Understood, Paul Allen tells the state's taxpayers that he is doing them a favor. He doesn't really want to buy the Seahawks, but he'll save them from moving (notice the customary warning) on the backs of people who work every day and have a hard time making ends meet.

Allen's deal (one could name it the Leona Helmsley philosophy, recalling her offhand remark "Only the little people pay taxes.") will reward him handsomely. He controls the 'personal seat licenses' the advertising and stadium 'naming rights,' and numerous other privileges and rakeoffs in the fine print. He'll get his $100 million back faster than a ball off a Jai-lai wall.

To anyone who says, well if we the taxpayers are going to pay for this project, why not buy the Seahawks outright and make them community-owned like the Green Bay Packers. Once again, the people are blocked. The National Football League (NFL) has a rule against any community ownership of its member teams. No more Green Bays. Teams need to move so they can pit one city against another in order to extract more subsidies and concessions from the politicians.

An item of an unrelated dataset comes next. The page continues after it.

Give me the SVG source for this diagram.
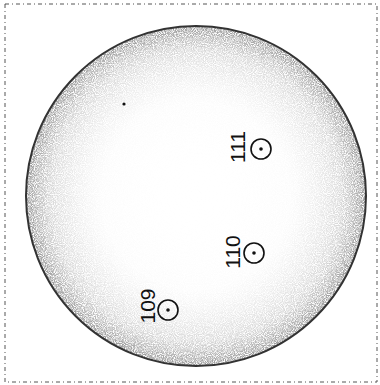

Paul Allen's privately funded Referendum 48 and his big media buys are opposed by citizens and citizen groups who have little money and less time to expose the Allen deal's propaganda. The ten billion dollar man is betting on a quickie election greased by a saturation television advertising blitzkrieg, that is unanswerable by moneyless citizen opposition, to give his corporate welfare hijack legitimacy.

A deception election is not legitimacy. Only when there is public debate and some equivalence of media access does such an election have an validity. Paul Allen does not choose to enter into a public debate -- an invitation I nonetheless extend to him and me in Seattle before the June 17th vote. The ten billion dollar man doesn't have to debate; he can buy his way with your money.

Referendum 48 is the cutting edge of corporate welfare greed, of siphoning off tax revenues from other more basic community needs, of garnishing luxury boxes and seats with ticket prices only the well-to-do can afford.

Referendum 48 encourages the kind of fan/city blackmail that these sports oligarchs are pushing all over the country. A NO on Referendum 48 will say no to auctioning off the ballot box and send a strong message from the Great Northwest: No more corporate extortion to subsidize your immense profits while you overprice your teams, tickets and fineprints.